I seem to be in a place with an embarassment of riches -- quirky little locally owned shops, local organic produce, bicycles, and interesting people from far-flung places. St. Louis makes much ado about displaying half the diversity one sees in this little Vermont town.

Wednesday, April 16, 2008

Universal Design for Instruction ... Broken Down

Since starting at Cornerstone, I've been working closely with Dr. David Parker, Learning Specialist, on developing online tools for enriching student learning.

Dr. Parker re-introduced me to the idea of "UDI," or Universal Design for Instruction, which I'd heard about in passing before but never gotten into deeply.

There are links on the subject, but not many, and a few settled-on statements of principle, including this one from a team at the University of Connecticut.

The principles boil down things that are, at heart, matters of common sense. But like most common-sensical matters, they gain a lot when you put them into words.

What you see down below is yet another boiling down, no doubt a dreadful simplification but one I found easier to keep in my head.

The Principals for Universal Design for Instruction
Original language is (c) 2002 by the Center on Postsecondary Education and Disability, University of Connecticut
  1. "Equitable Use"

    Try to make things useful and easy to get at for people with all kinds of different abilities.

  2. "Flexibility in Use"

    Try to give people choices in how they use things so they can pick what's best for them.

  3. "Simplicity"

    Speaks for itself.

  4. "Perceptibility"

    Try to get your point across in ways that won't be undercut by what's going on around you. Think about noise levels and visual clutter.

  5. "Tolerance for Error"

    Try to show people that when you're learning something, it's really okay to make mistakes or not get things right off the bat.

  6. "Low Physical Effort"

    If there's any way around it, try to not make people move around or use their hands.

  7. "Size and Space for Approach and Use"

    Try to keep it easy for people to reach and handle things no matter what they can or can't do using their bodies.

  8. "A Community of Learners"

    Try to keep people working and learning together.

  9. "Instructional Climate"

    Try to get people to feel at home and at ease while making sure they know you expect a lot out of them.
Maybe easier to understand, but probably no less difficult to get right!

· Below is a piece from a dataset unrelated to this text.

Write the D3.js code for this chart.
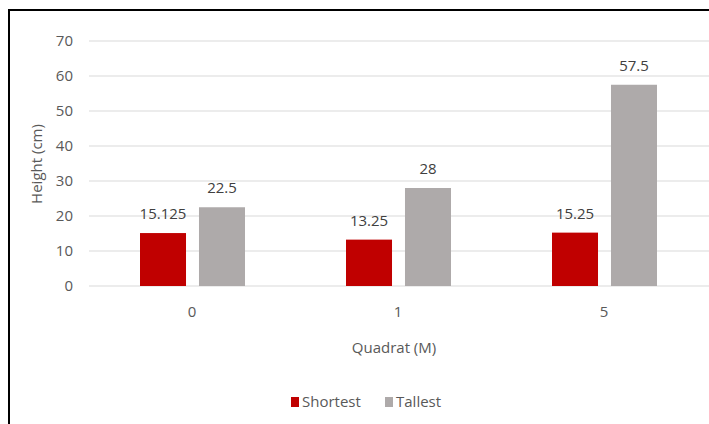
<!DOCTYPE html>
<html><head><meta charset="utf-8">
<script src="https://cdn.jsdelivr.net/npm/d3@7/dist/d3.min.js"></script>
<style>body{margin:0;background:#fff}svg{display:block;font-family:"Open Sans","Liberation Sans",sans-serif}</style>
</head><body>
<svg id="c" width="709" height="424"></svg>
<script>
const categories = ["0", "1", "5"];
const seriesNames = ["Shortest", "Tallest"];
const shortest = [15.125, 13.25, 15.25];
const tallest = [22.5, 28, 57.5];
const shortestLabels = ["15.125", "13.25", "15.25"];
const tallestLabels = ["22.5", "28", "57.5"];
const yTicks = [0, 10, 20, 30, 40, 50, 60, 70];
const colors = ["#C00000", "#AEAAAA"];

const svg = d3.select("#c");
const txt = "#595959";
const fs = 15;
// frame
svg.append("rect").attr("x", 9).attr("y", 10).attr("width", 720).attr("height", 440)
  .attr("fill", "none").attr("stroke", "#000").attr("stroke-width", 2);

const x0 = d3.scaleBand().domain(categories).range([89, 707]).paddingInner(0).paddingOuter(0);
const y = d3.scaleLinear().domain([0, 70]).range([286, 41]);
const x1 = d3.scaleBand().domain(seriesNames).range([-52, 53]).paddingInner(0.22).paddingOuter(0);

// gridlines
svg.append("g").selectAll("line").data(yTicks).join("line")
  .attr("x1", 89).attr("x2", 709).attr("y1", d => y(d)).attr("y2", d => y(d))
  .attr("stroke", "#D9D9D9").attr("stroke-width", 1);

// y axis labels
const yAxis = d3.axisLeft(y).tickValues(yTicks).tickSize(0).tickPadding(0);
const gy = svg.append("g").attr("transform", "translate(73,0)").call(yAxis);
gy.select(".domain").remove();
gy.selectAll("text").attr("fill", txt).attr("font-size", fs);

// x axis labels
const xAxis = d3.axisBottom(x0).tickSize(0).tickPadding(0);
const gx = svg.append("g").attr("transform", "translate(0,306)").call(xAxis);
gx.select(".domain").remove();
gx.selectAll("text").attr("fill", txt).attr("font-size", fs);
gy.attr("font-family", null); gx.attr("font-family", null);

const data = categories.map((c, i) => ({c, vals: [
  {s: "Shortest", v: shortest[i], l: shortestLabels[i]},
  {s: "Tallest", v: tallest[i], l: tallestLabels[i]}]}));

const g = svg.append("g").selectAll("g").data(data).join("g")
  .attr("transform", d => `translate(${x0(d.c) + x0.bandwidth() / 2},0)`);
g.selectAll("rect").data(d => d.vals).join("rect")
  .attr("x", d => x1(d.s)).attr("width", x1.bandwidth())
  .attr("y", d => y(d.v)).attr("height", d => y(0) - y(d.v))
  .attr("fill", (d, i) => colors[i]);
g.selectAll("text").data(d => d.vals).join("text")
  .attr("x", d => x1(d.s) + x1.bandwidth() / 2).attr("y", d => y(d.v) - 14)
  .attr("text-anchor", "middle").attr("fill", "#404040").attr("font-size", fs)
  .text(d => d.l);

// axis titles
svg.append("text").attr("transform", "translate(42,164) rotate(-90)")
  .attr("text-anchor", "middle").attr("fill", txt).attr("font-size", fs).text("Height  (cm)");
svg.append("text").attr("x", 394).attr("y", 353).attr("text-anchor", "middle")
  .attr("fill", txt).attr("font-size", fs).text("Quadrat (M)");

// legend
const leg = svg.append("g").attr("transform", "translate(291,407)");
const items = [{n: "Shortest", x: 0}, {n: "Tallest", x: 94}];
items.forEach((it, i) => {
  leg.append("rect").attr("x", it.x).attr("y", -10).attr("width", 8).attr("height", 10).attr("fill", colors[i]);
  leg.append("text").attr("x", it.x + 11).attr("y", 0).attr("fill", txt).attr("font-size", fs).text(it.n);
});
</script>
</body></html>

I'm starting to understand that the real power of these principles is the "universal" part. They're things that make good teaching sense no matter who you're working with, making short work of any fences there might be between "people with disabilities" and whoever that phrase happens to not include.

Sunday, April 13, 2008

Heading to Landmark College April 24-25

Later this month, I'll be going to little Putney, Vermont, spending two days visiting Landmark College, which describes itself this way:
While many colleges offer special programs for students with learning difficulties, Landmark College is one of the only accredited colleges in the United States designed exclusively for students with dyslexia, attention deficit hyperactivity disorder (AD/HD), or other specific learning disabilities.

Why does Landmark's approach succeed? Because we take a different path. We teach the skills and strategies necessary for success in college and the workforce. Here at Landmark, you learn how to learn, and this knowledge helps you become more confident and independent.

Students at Landmark get far more personal, directed assistance than at other colleges. Each student receives individualized attention from classroom instructors — in courses tailored to meet your educational needs.

We have courses for skills development, college credit, and an Associate Degree Program for individuals who have average — to superior — intellectual potential. Our experienced advisors meet frequently with you to review and guide your progress. All instructors are trained professional educators, not teaching assistants or peer tutors.
I'll be "liveblogging" about how Landmark uses technology to support students with LD/ADHD and to report back more generally about their approach, methods, successes, and challenges.